§ **Task directions**
Any pictures in the records below must be left out when you repeat the lines from the line containing "What React, TypeScript" through the line containing "const weeks2026 = [1, 2, 3, 4, 5, 6, 7, 8];" exactly.

§ **Supplied data**

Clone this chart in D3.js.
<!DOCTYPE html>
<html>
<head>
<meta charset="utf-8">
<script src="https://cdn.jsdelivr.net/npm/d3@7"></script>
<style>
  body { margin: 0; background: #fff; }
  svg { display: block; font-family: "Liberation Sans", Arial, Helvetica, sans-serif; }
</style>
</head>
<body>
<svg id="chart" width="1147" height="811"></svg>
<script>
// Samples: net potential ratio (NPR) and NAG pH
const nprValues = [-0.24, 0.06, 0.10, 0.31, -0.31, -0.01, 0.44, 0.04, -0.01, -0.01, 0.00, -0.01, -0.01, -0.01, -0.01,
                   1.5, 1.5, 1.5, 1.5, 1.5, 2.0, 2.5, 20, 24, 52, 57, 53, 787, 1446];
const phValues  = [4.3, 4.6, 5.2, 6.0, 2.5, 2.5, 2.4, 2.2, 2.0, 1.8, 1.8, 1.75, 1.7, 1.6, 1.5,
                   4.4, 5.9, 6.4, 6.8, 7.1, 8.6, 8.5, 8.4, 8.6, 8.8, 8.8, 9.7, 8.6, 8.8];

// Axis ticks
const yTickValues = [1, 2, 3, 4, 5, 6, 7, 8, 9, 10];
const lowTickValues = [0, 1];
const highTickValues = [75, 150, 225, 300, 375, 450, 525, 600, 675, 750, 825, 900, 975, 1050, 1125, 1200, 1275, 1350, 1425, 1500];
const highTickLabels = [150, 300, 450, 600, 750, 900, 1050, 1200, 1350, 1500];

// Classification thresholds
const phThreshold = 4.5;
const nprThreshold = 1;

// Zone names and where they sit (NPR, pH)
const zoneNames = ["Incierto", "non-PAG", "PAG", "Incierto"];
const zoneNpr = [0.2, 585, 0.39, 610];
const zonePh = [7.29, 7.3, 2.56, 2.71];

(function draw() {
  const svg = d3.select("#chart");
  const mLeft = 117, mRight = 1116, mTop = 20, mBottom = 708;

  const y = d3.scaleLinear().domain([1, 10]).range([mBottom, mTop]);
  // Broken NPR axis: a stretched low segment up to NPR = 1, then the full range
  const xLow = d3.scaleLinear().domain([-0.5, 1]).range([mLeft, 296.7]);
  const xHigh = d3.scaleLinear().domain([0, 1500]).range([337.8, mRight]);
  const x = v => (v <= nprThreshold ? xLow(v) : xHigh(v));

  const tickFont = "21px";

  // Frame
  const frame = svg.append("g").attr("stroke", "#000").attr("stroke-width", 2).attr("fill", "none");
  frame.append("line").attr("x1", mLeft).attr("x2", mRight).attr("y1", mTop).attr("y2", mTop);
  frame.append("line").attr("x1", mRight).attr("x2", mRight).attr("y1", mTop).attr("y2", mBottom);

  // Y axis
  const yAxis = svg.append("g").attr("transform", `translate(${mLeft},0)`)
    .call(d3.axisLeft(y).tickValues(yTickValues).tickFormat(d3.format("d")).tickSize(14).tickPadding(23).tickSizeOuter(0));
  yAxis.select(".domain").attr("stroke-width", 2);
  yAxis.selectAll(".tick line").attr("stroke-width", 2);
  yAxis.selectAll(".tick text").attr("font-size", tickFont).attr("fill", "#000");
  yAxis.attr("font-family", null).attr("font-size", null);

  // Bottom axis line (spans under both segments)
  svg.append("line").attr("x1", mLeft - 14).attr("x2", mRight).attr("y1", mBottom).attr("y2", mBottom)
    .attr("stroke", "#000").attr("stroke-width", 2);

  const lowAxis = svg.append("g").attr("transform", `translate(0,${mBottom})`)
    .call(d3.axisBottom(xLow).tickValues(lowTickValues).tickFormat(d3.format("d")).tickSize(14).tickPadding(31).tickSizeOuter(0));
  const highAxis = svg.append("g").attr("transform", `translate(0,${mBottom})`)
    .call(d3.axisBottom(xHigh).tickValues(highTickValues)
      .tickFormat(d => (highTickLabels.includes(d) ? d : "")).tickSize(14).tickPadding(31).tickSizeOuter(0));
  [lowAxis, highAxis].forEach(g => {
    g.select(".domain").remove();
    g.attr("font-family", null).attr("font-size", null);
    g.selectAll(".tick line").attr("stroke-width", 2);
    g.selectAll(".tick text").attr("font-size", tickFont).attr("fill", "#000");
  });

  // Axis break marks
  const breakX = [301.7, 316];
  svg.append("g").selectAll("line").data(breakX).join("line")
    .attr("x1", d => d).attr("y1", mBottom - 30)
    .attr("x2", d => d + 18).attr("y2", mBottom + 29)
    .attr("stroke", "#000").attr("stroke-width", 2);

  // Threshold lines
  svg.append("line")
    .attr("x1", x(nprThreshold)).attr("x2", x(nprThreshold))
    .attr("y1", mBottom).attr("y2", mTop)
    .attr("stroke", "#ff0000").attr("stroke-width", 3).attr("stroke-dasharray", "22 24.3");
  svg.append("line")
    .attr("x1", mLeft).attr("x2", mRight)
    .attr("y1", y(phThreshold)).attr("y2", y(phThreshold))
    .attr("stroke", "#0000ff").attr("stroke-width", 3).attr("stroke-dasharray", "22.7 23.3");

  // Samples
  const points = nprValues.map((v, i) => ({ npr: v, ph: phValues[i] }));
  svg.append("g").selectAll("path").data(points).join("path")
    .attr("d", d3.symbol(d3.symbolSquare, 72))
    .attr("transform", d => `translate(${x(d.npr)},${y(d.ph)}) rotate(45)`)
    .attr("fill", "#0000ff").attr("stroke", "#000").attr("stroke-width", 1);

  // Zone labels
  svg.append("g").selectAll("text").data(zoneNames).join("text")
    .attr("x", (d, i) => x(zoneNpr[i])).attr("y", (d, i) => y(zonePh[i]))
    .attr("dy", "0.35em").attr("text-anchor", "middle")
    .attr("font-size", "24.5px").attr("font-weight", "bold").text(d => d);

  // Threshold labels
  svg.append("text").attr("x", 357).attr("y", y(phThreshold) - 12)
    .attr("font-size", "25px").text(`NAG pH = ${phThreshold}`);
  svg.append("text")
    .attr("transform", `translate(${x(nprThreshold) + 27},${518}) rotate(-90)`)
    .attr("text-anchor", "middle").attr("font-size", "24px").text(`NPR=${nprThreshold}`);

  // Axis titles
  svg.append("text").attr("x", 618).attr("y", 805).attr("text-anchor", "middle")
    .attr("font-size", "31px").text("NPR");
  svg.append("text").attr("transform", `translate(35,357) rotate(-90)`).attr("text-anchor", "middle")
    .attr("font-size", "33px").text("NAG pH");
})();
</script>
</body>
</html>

...

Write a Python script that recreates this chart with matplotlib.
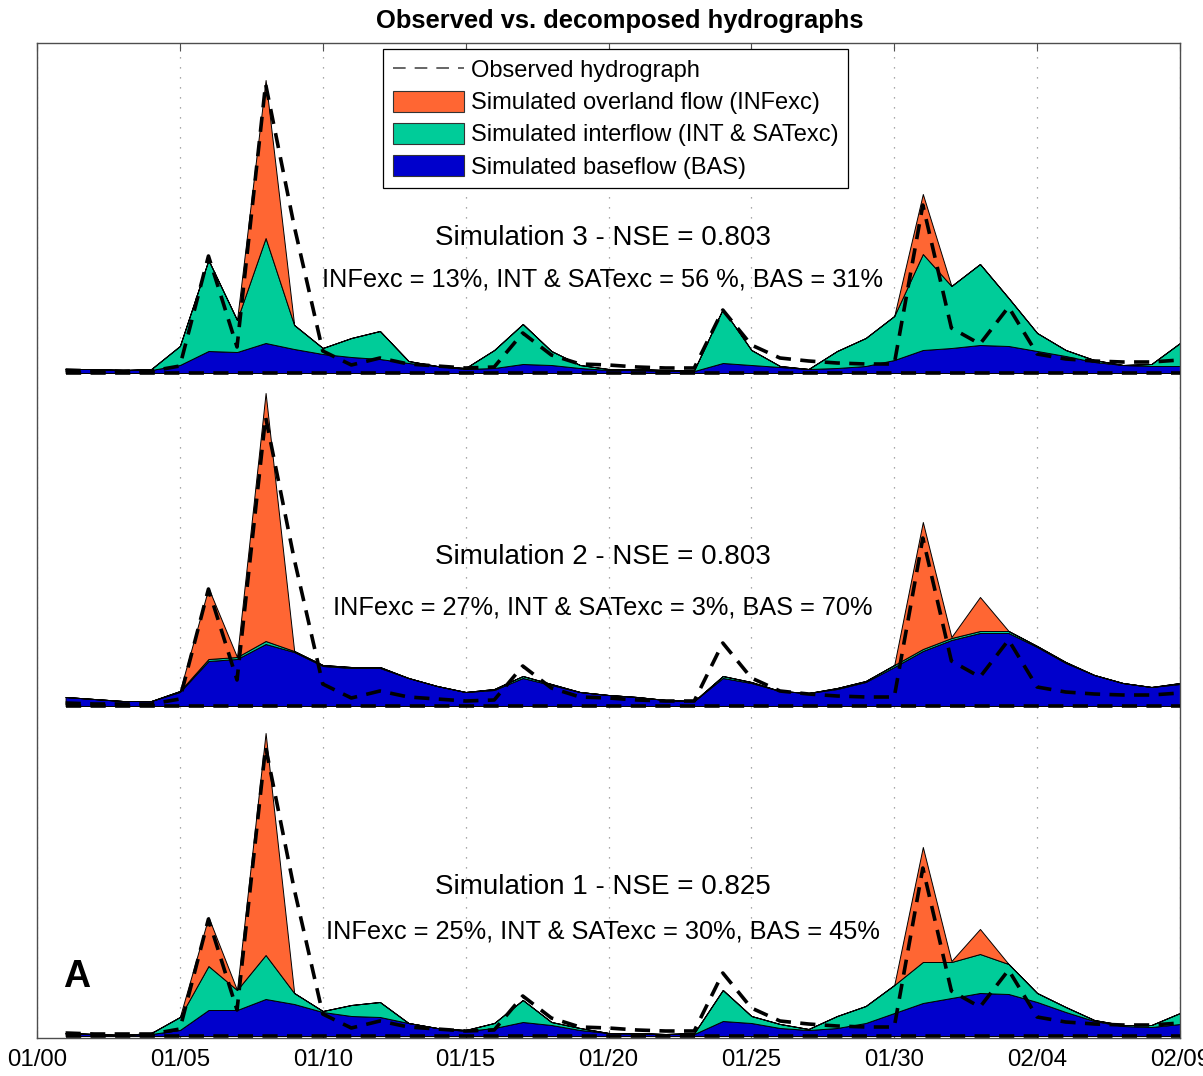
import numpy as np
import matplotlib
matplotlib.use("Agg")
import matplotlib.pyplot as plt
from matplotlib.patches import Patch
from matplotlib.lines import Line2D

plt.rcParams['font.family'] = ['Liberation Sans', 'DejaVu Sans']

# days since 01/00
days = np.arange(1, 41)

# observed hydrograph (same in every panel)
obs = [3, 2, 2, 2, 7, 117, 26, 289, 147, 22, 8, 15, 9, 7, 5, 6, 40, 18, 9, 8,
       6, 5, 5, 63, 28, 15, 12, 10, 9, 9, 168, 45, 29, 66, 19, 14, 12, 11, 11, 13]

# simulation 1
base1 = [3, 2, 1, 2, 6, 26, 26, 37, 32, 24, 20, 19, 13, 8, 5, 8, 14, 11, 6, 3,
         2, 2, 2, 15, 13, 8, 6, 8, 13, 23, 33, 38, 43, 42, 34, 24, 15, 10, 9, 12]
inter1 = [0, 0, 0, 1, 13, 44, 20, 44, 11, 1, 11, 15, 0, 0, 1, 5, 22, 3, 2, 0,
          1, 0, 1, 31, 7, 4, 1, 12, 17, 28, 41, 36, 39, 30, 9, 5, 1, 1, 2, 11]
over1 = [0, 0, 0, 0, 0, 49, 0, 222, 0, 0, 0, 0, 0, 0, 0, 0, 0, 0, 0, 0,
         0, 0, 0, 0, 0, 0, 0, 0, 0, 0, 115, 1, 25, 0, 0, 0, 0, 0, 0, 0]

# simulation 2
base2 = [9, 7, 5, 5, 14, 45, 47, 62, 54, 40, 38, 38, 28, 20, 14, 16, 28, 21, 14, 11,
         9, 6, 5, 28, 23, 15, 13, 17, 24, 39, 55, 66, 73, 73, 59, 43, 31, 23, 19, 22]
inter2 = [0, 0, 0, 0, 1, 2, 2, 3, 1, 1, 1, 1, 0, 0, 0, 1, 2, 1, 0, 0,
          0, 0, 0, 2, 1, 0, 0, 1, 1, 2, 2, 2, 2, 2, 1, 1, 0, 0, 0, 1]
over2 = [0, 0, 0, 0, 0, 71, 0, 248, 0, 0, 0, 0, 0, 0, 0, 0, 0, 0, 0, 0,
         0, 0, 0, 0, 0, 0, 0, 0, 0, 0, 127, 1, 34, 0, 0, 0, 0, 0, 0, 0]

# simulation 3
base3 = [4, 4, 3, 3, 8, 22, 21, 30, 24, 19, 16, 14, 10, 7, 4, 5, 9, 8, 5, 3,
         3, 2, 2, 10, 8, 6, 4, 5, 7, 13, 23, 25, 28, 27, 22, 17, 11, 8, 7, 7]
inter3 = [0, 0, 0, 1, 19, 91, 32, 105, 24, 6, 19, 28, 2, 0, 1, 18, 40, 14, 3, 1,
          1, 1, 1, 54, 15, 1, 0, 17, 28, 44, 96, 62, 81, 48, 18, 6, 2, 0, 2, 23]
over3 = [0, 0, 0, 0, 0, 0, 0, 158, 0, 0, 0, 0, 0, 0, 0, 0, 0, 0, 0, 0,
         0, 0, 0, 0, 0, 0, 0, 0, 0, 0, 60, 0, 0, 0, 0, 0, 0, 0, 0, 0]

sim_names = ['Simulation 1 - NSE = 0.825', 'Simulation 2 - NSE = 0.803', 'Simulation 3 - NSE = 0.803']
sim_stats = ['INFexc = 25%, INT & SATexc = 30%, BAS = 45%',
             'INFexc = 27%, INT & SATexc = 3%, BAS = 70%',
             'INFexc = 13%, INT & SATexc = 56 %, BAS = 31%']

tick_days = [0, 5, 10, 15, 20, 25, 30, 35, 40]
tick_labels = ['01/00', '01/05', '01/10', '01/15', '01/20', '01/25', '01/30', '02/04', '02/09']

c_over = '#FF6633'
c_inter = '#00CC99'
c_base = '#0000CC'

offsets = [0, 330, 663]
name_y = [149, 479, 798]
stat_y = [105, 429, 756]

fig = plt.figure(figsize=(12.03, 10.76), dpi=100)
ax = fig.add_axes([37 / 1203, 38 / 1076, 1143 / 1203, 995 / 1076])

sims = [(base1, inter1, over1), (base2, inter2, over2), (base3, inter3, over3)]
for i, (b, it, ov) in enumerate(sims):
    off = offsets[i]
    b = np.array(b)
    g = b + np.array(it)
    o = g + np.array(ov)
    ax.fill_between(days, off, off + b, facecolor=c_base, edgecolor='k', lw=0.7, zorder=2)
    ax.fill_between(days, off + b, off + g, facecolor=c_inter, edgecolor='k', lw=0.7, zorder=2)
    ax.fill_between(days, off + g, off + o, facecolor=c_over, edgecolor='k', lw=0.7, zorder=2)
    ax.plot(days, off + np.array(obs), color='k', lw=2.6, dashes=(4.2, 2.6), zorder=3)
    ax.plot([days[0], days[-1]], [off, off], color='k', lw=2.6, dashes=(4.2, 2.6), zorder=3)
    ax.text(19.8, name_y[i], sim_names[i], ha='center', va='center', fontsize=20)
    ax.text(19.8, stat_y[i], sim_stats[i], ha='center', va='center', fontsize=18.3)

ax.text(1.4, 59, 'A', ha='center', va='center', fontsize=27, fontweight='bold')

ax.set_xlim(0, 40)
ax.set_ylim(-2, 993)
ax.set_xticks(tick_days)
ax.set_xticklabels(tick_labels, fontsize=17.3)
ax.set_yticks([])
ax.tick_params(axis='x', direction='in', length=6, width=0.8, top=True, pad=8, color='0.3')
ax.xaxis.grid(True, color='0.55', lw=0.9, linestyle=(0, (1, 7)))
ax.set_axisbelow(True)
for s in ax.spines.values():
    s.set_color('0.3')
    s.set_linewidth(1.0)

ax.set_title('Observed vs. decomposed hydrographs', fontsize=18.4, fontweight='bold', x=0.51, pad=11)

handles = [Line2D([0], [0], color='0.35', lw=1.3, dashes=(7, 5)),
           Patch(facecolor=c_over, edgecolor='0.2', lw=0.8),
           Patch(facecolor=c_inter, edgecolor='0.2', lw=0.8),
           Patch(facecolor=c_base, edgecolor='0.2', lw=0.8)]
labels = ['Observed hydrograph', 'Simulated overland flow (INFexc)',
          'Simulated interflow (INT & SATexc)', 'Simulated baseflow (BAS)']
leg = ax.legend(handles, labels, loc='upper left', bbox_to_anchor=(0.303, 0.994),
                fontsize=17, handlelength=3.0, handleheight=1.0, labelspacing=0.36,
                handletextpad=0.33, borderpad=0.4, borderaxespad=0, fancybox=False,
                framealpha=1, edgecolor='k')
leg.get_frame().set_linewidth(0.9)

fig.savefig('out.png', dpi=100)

---

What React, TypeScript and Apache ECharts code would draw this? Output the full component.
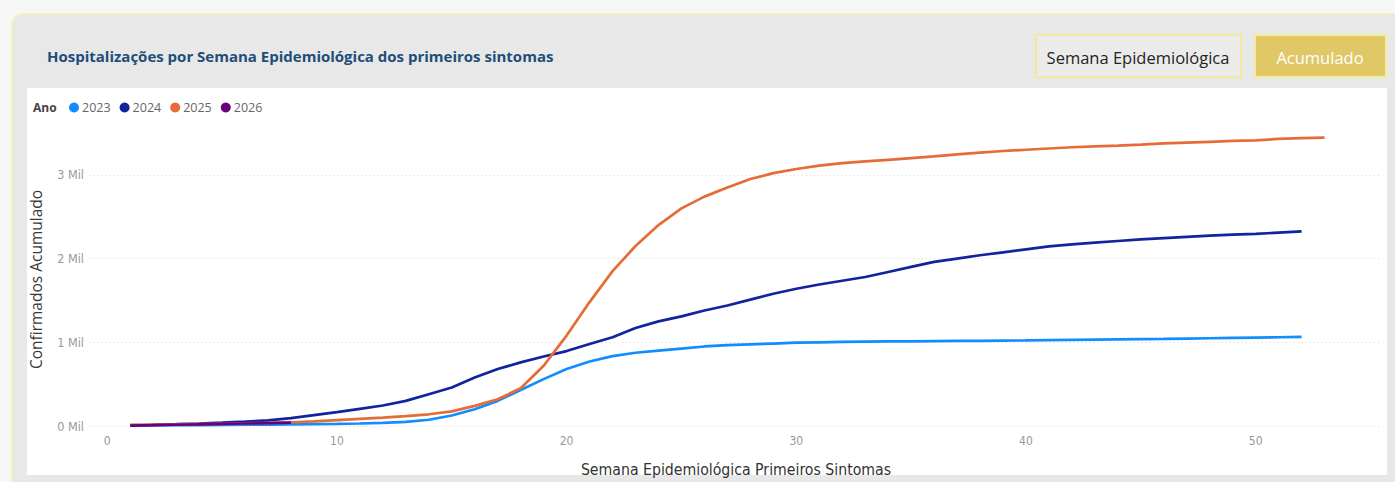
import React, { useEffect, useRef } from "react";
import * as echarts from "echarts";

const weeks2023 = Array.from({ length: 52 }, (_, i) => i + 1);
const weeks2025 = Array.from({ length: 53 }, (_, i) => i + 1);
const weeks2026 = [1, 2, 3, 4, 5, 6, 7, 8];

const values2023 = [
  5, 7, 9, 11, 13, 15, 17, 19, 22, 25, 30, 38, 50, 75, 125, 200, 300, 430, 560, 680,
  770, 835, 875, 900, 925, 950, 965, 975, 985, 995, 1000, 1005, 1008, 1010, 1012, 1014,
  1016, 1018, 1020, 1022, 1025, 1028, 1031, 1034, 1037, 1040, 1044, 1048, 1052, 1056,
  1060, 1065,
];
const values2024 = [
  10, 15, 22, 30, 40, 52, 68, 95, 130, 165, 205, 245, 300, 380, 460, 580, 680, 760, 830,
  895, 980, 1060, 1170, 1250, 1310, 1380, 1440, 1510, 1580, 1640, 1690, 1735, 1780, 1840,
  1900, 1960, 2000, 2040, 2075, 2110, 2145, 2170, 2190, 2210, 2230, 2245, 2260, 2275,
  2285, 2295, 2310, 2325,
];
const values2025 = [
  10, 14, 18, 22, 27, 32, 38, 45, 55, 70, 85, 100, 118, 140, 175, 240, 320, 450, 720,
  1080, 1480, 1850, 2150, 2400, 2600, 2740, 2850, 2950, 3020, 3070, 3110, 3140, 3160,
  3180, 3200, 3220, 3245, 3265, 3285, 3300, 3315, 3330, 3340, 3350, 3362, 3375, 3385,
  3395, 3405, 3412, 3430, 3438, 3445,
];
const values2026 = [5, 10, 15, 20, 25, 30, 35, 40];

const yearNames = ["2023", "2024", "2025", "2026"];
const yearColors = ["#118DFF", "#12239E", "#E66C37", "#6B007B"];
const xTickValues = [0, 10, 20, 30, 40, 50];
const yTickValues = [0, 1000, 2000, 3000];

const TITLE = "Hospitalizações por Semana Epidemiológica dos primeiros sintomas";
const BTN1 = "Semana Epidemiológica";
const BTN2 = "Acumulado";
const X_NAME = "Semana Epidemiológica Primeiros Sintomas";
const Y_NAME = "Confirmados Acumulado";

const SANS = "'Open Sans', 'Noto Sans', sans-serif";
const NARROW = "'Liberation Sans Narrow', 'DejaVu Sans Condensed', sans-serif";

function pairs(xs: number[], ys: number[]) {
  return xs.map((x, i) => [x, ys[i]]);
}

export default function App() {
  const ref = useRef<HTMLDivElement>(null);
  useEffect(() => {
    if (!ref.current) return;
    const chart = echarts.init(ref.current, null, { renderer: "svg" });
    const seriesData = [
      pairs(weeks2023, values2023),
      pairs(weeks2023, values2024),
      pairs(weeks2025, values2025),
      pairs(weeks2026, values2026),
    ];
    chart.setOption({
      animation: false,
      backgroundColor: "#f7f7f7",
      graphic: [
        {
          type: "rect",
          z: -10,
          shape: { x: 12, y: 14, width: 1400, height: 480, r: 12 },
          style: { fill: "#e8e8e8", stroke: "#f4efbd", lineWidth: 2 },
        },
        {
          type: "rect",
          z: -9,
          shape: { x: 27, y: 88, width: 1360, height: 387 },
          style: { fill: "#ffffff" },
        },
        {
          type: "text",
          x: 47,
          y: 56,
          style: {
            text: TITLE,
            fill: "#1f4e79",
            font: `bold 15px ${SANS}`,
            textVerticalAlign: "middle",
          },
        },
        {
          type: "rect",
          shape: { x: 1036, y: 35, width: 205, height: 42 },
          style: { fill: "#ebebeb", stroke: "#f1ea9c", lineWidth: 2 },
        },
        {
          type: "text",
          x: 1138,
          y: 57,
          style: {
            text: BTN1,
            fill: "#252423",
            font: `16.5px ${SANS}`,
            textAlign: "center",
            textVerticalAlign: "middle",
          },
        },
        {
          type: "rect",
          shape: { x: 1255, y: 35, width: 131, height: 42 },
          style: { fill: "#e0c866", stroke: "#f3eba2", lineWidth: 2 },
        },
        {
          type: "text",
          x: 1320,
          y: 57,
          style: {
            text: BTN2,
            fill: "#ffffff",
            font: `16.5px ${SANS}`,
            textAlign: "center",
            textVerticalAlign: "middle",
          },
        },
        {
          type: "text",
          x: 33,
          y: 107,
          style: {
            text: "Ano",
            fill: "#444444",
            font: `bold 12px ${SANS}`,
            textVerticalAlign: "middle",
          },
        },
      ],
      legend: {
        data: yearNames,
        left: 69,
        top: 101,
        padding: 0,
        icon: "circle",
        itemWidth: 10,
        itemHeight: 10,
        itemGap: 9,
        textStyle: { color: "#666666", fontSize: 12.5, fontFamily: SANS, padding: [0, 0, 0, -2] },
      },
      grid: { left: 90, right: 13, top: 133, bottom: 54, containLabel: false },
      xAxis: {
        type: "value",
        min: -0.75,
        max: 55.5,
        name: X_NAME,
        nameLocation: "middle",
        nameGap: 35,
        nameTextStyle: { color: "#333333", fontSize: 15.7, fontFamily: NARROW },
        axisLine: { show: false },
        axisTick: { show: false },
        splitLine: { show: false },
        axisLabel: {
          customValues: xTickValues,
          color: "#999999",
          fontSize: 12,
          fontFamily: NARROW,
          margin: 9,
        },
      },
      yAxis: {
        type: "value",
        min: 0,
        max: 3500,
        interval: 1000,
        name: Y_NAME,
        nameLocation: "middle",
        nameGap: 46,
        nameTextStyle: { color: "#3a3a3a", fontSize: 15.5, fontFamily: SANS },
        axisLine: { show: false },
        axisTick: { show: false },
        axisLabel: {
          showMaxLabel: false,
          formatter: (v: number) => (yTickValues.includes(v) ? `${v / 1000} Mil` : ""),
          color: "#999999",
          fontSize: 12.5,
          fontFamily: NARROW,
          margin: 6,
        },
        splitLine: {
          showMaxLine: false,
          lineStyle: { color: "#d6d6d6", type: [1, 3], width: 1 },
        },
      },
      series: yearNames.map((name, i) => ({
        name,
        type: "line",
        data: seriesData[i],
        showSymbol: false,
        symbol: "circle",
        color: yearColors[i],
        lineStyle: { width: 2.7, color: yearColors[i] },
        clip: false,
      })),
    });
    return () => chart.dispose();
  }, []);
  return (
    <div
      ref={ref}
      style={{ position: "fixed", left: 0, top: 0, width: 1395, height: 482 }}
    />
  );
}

§ **Output**
What React, TypeScript and Apache ECharts code would draw this? Output the full component.
import React, { useEffect, useRef } from "react";
import * as echarts from "echarts";

const weeks2023 = Array.from({ length: 52 }, (_, i) => i + 1);
const weeks2025 = Array.from({ length: 53 }, (_, i) => i + 1);
const weeks2026 = [1, 2, 3, 4, 5, 6, 7, 8];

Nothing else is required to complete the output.